What’s left to say about the 44th President of the United States that hasn’t already been said? The man won re-election last month by a larger margin that anyone (but Nate Silver) would have predicted. He was recently named Time Magazine’s Person of the Year (a title he also won in 2008). And there’s the little matter of him being the first democratically-elected racial minority on the planet. You know, no big deal…
Except that Obama is a very big deal to a lot of different people. He’s not just a hope and inspiration to the black community, but a pushback against prejudice of all sorts.
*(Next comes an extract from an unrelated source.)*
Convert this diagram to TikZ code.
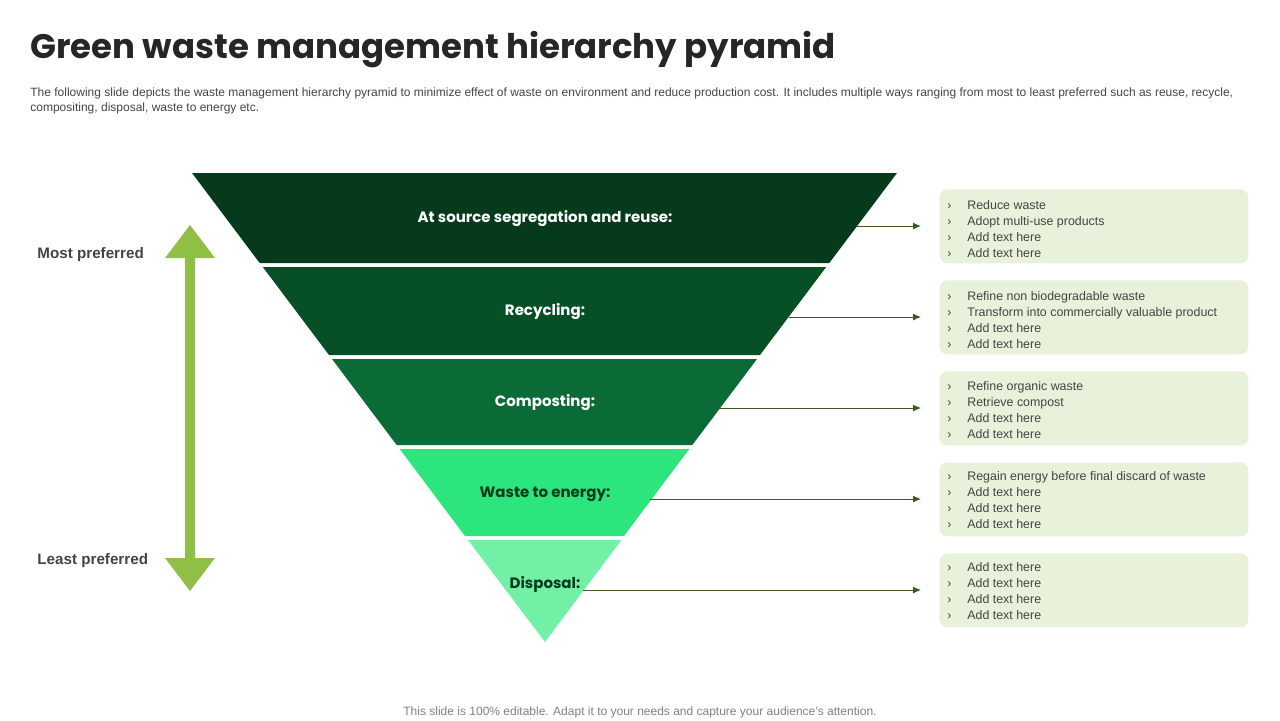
\documentclass[tikz,border=0pt]{standalone}
\usepackage{fontspec}
\setmainfont{Liberation Sans}
\newfontfamily\headfont{Poppins}
\usetikzlibrary{arrows.meta,positioning}
\definecolor{bandA}{HTML}{053A1C}
\definecolor{bandB}{HTML}{075026}
\definecolor{bandC}{HTML}{0B6B37}
\definecolor{bandD}{HTML}{2DE57D}
\definecolor{bandE}{HTML}{72F0A6}
\definecolor{boxfill}{HTML}{E8F1D9}
\definecolor{linkcol}{HTML}{3A5A2A}
\definecolor{bigarrow}{HTML}{8FBF45}
\definecolor{bodytext}{HTML}{444444}
\tikzset{
  bandlabel/.style={font=\headfont\bfseries\fontsize{7.5}{9}\selectfont,text=white},
  infobox/.style={fill=boxfill,rounded corners=4pt,minimum width=154.5pt,minimum height=37pt,anchor=north west,inner sep=0pt},
  infotext/.style={anchor=north west,align=left,text=bodytext,font=\fontsize{6.2}{8}\selectfont,inner sep=0pt},
  link/.style={linkcol,line width=0.5pt,-{Latex[length=4pt,width=3.5pt]}},
  sidelabel/.style={anchor=west,text=bodytext,font=\bfseries\fontsize{7.6}{9}\selectfont,inner sep=0pt}
}
\newcommand{\bul}{\makebox[10pt][l]{›}}
\begin{document}
\begin{tikzpicture}[x=0.5pt,y=-0.5pt]
\useasboundingbox (0,0) rectangle (1280,720);
% title and intro
\node[anchor=west,inner sep=0pt,font=\headfont\bfseries\fontsize{17}{20}\selectfont,text=black!85] (title) at (30,50) {Green waste management hierarchy pyramid};
\node[anchor=north west,inner sep=0pt,align=left,text=bodytext,font=\fontsize{6}{7.6}\selectfont] (intro) at (30,87) {The following slide depicts the waste management hierarchy pyramid to minimize effect of waste on environment and reduce production cost. It includes multiple ways ranging from most to least preferred such as reuse, recycle,\\compositing, disposal, waste to energy etc.};
% pyramid bands
\fill[bandA] (192,173) -- (897,173) -- (829.3,263) -- (259.7,263) -- cycle;
\fill[bandB] (262.8,267) -- (826.2,267) -- (760,355) -- (329,355) -- cycle;
\fill[bandC] (332,359) -- (757,359) -- (692.3,445) -- (396.7,445) -- cycle;
\fill[bandD] (399.7,449) -- (689.3,449) -- (624,536) -- (465,536) -- cycle;
\fill[bandE] (468,540) -- (621.5,540) -- (545,642) -- cycle;
\node[bandlabel] (reuse) at (545,219) {At source segregation and reuse:};
\node[bandlabel] (recycle) at (545,312) {Recycling:};
\node[bandlabel] (compost) at (545,403) {Composting:};
\node[bandlabel,text=bandA] (energy) at (545,494) {Waste to energy:};
\node[bandlabel,text=bandA] (disposal) at (545,584) {Disposal:};
% boxes
\node[infobox] (boxA) at (939,189) {};
\node[infobox] (boxB) at (939,280) {};
\node[infobox] (boxC) at (939,371) {};
\node[infobox] (boxD) at (939,462) {};
\node[infobox] (boxE) at (939,553) {};
\node[infotext] at (947,200) {\bul Reduce waste\\\bul Adopt multi-use products\\\bul Add text here\\\bul Add text here};
\node[infotext] at (947,291) {\bul Refine non biodegradable waste\\\bul Transform into commercially valuable product\\\bul Add text here\\\bul Add text here};
\node[infotext] at (947,381) {\bul Refine organic waste\\\bul Retrieve compost\\\bul Add text here\\\bul Add text here};
\node[infotext] at (947,471) {\bul Regain energy before final discard of waste\\\bul Add text here\\\bul Add text here\\\bul Add text here};
\node[infotext] at (947,562) {\bul Add text here\\\bul Add text here\\\bul Add text here\\\bul Add text here};
% links
\coordinate (endA) at (921,226);
\coordinate (endB) at (921,317);
\coordinate (endC) at (921,408);
\coordinate (endD) at (921,499);
\coordinate (endE) at (921,590);
\draw[link] (857,226) -- (endA);
\draw[link] (789,317) -- (endB);
\draw[link] (718,408) -- (endC);
\draw[link] (650,499) -- (endD);
\draw[link] (583,590) -- (endE);
% preference arrow
\fill[bigarrow] (190,225) -- (215,258) -- (195,258) -- (195,558) -- (215,558) -- (190,591) -- (165,558) -- (185,558) -- (185,258) -- (165,258) -- cycle;
\node[sidelabel] (most) at (37,255) {Most preferred};
\node[sidelabel] (least) at (37,561) {Least preferred};
% footer
\node[text=black!50,font=\fontsize{6}{7}\selectfont] (foot) at (640,712) {This slide is 100\% editable. Adapt it to your needs and capture your audience's attention.};
\end{tikzpicture}
\end{document}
He’s not just fighting racial prejudice, he’s fighting Islamophobia (his dad was Muslim and many bigots have called Obama a closeted Muslim), he’s fighting xenophobia (all the “birthers” that believe he’s born in Kenya, the mere fact that his name is Barack Obama instead of, say, Herman Cain or Clarence Thomas), and he’s fighting homophobia as the first president to openly endorse gay marriage and make gay rights a big part of his agenda.
But not only is he fighting all of the major, white-hot prejudices of our time, but there’s the subtler campaign against what is, arguably, the most quiet-yet-important fight for tolerance in history: interracial couples and children. With all the talk of what Obama means as a symbol to minorities everywhere, whether they’re racial, religious, sexual, cultural, etc. few people mention that his election means a very great deal to any interracial couple or children that have faced bigotry, and, trust me, all of them have.
As the product of the love between an African man and a white (American, no less) woman, he’s probably pushing more buttons than if he could fit in a cozier, easier-to-classify box. Not only do bigots have to accept that a black man is the leader of the free world, they have to accept that he’s the product of an interracial couple that they fought tooth-and-nail to make illegal. A couple that couldn’t have gotten married in Alabama until the year 2000. No, that’s not a typo, even though the supreme court (through the miraculous decision of Loving v. Virginia) overturned laws that said black and white people couldn’t marry each other in 1967, Alabama was the last holdout until the year 2000. [The significance of waiting until we’re literally into the next century isn’t lost on me.]
Interracial couples will save this planet. They will turn the old hatreds and hostilities and clannish attitudes (that every culture indulges in) to relics, and the old divisions into past atrocities that are no longer a part of the world. They get harassed today——the majority of the time by whatever race the woman is, as women are still unfortunately viewed as property to a large extent——but they don’t have to tomorrow, and tomorrow is what Obama represents better than any human being on the planet.
His campaign slogan was “Forward” and he’s taking us there, bit by bit, prejudice by prejudice. We’ll know race is truly a non-issue when Obama can be married to a white woman and still become president. Or a candidate like Mia Love can win, Mia being the black republican married to a white man that ran for a congressional seat in ultra-conservative Utah, yet somehow lost to a Democrat…yeah, race had nothing to do with that.
But for now what Obama does is help interracial children by flying in the face of one of the oldest, nastiest (yet rarely challenged) stereotypes out there. The ugly chestnut (said by white people and black people) that “Interracial kids will never be accepted,” meaning that black people will never consider them fully black and white people will never accept them as anything. Well, the current POTUS, the leader of the free world, is BOTH, and it hasn’t hurt him one bit.